DATA EXCERPTS:

-- -- --

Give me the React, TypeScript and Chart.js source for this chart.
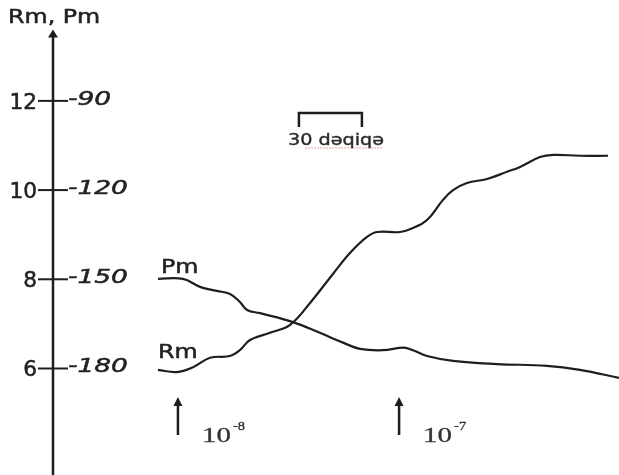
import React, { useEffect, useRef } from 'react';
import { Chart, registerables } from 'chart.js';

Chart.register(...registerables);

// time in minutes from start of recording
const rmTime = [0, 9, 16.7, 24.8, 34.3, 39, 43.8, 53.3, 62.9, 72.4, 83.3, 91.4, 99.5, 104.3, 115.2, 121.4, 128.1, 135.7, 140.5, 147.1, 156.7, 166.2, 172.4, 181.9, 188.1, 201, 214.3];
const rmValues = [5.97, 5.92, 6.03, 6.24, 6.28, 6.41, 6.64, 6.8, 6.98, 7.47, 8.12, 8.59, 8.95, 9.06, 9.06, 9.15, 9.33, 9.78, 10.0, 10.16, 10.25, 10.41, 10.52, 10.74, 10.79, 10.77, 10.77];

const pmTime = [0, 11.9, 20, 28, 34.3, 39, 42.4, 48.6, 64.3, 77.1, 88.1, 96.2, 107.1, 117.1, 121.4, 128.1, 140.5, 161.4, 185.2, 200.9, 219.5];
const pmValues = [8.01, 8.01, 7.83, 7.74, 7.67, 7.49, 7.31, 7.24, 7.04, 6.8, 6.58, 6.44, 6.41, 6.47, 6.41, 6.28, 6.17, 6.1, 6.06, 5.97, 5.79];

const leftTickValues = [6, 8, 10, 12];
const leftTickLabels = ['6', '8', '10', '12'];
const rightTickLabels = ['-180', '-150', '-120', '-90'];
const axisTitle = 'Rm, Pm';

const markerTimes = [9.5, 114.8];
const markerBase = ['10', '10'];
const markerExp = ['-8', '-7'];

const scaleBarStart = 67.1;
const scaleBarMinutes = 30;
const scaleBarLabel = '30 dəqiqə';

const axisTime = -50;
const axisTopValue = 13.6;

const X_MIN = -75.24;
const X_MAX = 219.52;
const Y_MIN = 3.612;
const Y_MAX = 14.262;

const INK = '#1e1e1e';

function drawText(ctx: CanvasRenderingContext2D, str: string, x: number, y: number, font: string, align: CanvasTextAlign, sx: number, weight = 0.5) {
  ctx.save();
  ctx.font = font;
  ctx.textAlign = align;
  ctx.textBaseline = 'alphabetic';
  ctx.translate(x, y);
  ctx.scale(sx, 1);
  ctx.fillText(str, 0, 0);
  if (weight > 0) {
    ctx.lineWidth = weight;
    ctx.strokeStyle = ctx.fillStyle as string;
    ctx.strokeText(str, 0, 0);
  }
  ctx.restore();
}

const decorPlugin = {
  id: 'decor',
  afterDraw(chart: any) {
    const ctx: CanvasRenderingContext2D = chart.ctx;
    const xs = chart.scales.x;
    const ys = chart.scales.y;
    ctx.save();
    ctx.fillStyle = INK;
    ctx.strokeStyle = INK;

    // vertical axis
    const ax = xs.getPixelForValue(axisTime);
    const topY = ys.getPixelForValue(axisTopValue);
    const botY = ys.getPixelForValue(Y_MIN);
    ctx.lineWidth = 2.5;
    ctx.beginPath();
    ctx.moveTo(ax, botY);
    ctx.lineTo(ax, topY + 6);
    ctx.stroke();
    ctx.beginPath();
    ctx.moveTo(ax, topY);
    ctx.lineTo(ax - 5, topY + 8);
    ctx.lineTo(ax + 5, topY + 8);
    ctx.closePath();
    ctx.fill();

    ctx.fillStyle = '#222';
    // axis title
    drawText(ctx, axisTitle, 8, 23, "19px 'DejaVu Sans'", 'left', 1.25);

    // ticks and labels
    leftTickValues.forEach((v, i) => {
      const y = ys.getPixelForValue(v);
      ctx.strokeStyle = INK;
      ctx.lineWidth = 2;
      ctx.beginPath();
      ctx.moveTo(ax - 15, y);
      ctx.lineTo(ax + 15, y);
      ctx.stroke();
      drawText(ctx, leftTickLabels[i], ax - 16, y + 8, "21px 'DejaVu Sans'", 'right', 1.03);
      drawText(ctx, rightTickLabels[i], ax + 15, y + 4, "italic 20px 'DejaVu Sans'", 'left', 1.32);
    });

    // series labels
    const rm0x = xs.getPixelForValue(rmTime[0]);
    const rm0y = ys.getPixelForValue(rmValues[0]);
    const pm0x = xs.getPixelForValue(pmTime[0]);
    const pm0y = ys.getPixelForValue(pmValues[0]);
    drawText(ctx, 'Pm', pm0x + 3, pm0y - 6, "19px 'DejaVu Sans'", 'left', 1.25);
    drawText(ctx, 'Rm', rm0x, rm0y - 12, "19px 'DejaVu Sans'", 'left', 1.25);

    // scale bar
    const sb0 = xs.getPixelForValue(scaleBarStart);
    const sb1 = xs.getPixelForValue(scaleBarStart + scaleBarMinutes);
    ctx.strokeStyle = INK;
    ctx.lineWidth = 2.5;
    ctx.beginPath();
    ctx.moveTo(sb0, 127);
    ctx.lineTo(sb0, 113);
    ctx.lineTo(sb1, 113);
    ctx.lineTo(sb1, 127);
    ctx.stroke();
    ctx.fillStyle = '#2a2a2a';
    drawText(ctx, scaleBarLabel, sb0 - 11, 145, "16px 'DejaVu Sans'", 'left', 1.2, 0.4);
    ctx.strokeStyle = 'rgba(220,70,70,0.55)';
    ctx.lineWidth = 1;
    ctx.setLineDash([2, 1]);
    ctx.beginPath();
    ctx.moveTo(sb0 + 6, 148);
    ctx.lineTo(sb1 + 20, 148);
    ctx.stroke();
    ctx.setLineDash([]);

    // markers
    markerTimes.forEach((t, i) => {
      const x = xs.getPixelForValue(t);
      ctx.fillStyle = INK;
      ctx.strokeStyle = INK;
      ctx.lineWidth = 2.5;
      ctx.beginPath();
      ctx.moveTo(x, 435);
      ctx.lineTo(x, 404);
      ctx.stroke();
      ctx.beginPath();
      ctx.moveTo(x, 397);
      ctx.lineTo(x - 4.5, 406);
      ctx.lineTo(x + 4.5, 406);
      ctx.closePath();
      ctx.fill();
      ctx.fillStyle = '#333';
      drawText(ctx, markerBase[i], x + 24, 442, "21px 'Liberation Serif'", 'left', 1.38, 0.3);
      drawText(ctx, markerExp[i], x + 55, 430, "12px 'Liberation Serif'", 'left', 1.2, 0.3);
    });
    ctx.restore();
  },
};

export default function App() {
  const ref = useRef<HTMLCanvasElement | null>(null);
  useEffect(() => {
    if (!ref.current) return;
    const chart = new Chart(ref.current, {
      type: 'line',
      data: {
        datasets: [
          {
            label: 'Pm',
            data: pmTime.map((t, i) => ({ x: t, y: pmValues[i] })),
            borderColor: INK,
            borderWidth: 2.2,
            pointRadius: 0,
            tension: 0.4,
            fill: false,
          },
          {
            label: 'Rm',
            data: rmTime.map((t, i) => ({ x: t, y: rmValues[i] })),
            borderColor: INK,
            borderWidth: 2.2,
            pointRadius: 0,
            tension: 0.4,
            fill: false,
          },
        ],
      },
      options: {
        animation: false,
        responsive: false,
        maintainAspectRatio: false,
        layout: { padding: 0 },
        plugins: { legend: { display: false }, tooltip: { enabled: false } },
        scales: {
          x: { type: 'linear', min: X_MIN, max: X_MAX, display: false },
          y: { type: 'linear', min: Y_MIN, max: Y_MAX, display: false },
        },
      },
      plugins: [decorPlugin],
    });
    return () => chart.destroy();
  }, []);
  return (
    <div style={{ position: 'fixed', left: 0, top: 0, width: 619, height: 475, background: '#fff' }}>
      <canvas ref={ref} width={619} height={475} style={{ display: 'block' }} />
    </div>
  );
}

-- -- --

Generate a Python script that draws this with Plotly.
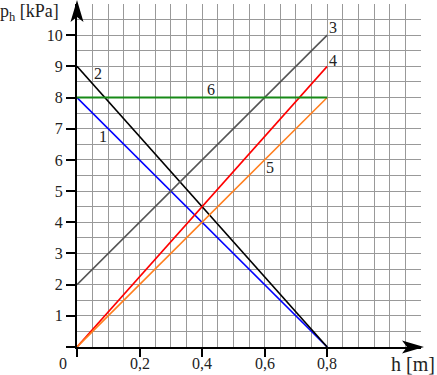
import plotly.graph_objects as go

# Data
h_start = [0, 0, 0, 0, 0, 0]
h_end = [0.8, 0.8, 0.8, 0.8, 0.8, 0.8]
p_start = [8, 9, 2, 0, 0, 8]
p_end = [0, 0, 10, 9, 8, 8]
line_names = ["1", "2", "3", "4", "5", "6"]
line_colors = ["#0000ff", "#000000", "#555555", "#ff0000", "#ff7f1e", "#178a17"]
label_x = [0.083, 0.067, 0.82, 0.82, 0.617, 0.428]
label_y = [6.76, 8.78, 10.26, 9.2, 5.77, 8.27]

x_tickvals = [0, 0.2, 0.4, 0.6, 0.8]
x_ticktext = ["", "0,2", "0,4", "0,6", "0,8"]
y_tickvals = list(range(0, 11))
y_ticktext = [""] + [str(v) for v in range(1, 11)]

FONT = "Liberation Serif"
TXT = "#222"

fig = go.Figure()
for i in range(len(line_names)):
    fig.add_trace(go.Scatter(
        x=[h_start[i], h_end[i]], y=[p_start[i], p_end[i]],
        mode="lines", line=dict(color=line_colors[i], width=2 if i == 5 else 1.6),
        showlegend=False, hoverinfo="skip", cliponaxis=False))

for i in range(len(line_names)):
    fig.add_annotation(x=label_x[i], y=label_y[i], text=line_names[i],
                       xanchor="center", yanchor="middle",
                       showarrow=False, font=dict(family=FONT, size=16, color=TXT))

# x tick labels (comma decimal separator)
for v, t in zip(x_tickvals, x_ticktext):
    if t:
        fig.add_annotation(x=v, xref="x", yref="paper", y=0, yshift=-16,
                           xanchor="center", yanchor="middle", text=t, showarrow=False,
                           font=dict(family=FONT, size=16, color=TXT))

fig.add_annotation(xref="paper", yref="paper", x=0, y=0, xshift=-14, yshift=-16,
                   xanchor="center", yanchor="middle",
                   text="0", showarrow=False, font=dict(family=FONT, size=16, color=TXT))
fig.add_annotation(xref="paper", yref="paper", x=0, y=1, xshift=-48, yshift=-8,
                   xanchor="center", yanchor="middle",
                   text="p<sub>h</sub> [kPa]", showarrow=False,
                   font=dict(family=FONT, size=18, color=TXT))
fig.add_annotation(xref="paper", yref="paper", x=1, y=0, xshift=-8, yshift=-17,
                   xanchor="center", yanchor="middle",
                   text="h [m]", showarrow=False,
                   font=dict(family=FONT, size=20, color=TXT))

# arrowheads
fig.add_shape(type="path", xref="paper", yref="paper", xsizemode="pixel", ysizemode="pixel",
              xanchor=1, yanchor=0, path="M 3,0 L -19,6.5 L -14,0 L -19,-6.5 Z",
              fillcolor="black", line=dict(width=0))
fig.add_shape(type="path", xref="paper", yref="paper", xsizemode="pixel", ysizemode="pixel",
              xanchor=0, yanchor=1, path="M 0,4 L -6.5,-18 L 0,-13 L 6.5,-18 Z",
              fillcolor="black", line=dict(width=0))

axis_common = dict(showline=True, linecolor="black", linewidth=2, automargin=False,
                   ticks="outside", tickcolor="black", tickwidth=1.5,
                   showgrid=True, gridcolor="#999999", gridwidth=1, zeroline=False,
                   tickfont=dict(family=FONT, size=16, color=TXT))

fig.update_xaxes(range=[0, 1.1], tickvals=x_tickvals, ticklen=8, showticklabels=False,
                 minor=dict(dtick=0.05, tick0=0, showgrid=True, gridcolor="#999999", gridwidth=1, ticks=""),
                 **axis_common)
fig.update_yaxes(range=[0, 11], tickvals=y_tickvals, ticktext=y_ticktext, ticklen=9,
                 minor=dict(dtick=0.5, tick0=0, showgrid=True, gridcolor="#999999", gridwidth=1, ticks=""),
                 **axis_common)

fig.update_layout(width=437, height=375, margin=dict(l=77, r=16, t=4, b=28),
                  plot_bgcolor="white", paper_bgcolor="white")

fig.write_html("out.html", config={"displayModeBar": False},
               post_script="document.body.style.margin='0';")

-- -- --

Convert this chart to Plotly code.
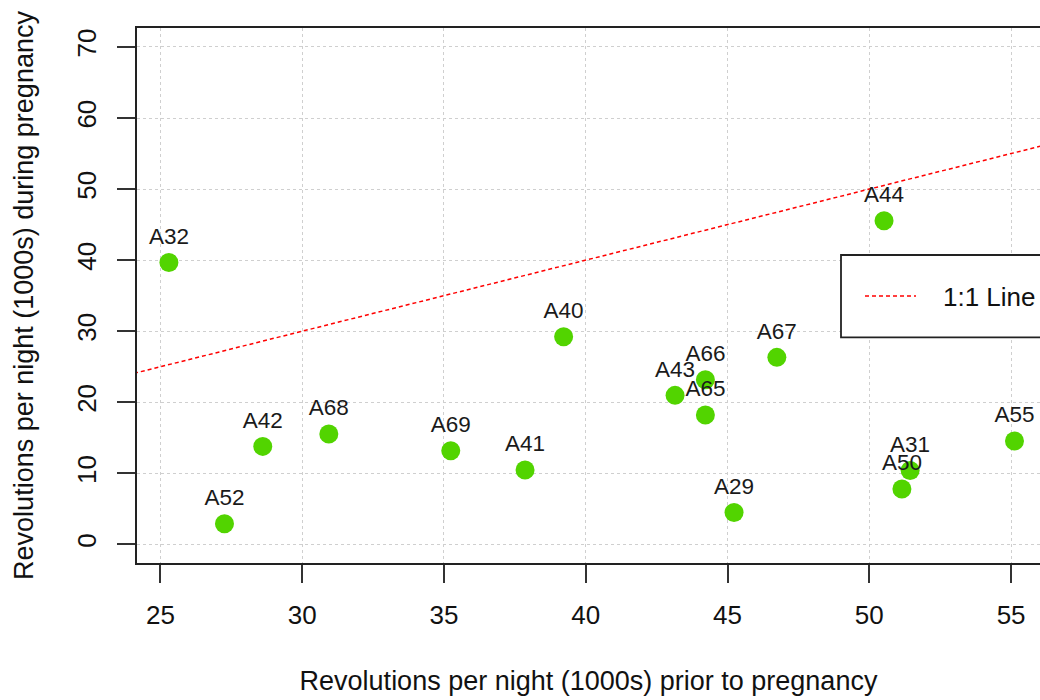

-- -- --

PROBLEM DETAILS: Except for the pictures, write out exactly the lines from the line that contains "Give me the" through the line that contains "6.06, 5.97, 5.79];", including both.

ANSWER FOR THE TASK:
Give me the React, TypeScript and Chart.js source for this chart.
import React, { useEffect, useRef } from 'react';
import { Chart, registerables } from 'chart.js';

Chart.register(...registerables);

// time in minutes from start of recording
const rmTime = [0, 9, 16.7, 24.8, 34.3, 39, 43.8, 53.3, 62.9, 72.4, 83.3, 91.4, 99.5, 104.3, 115.2, 121.4, 128.1, 135.7, 140.5, 147.1, 156.7, 166.2, 172.4, 181.9, 188.1, 201, 214.3];
const rmValues = [5.97, 5.92, 6.03, 6.24, 6.28, 6.41, 6.64, 6.8, 6.98, 7.47, 8.12, 8.59, 8.95, 9.06, 9.06, 9.15, 9.33, 9.78, 10.0, 10.16, 10.25, 10.41, 10.52, 10.74, 10.79, 10.77, 10.77];

const pmTime = [0, 11.9, 20, 28, 34.3, 39, 42.4, 48.6, 64.3, 77.1, 88.1, 96.2, 107.1, 117.1, 121.4, 128.1, 140.5, 161.4, 185.2, 200.9, 219.5];
const pmValues = [8.01, 8.01, 7.83, 7.74, 7.67, 7.49, 7.31, 7.24, 7.04, 6.8, 6.58, 6.44, 6.41, 6.47, 6.41, 6.28, 6.17, 6.1, 6.06, 5.97, 5.79];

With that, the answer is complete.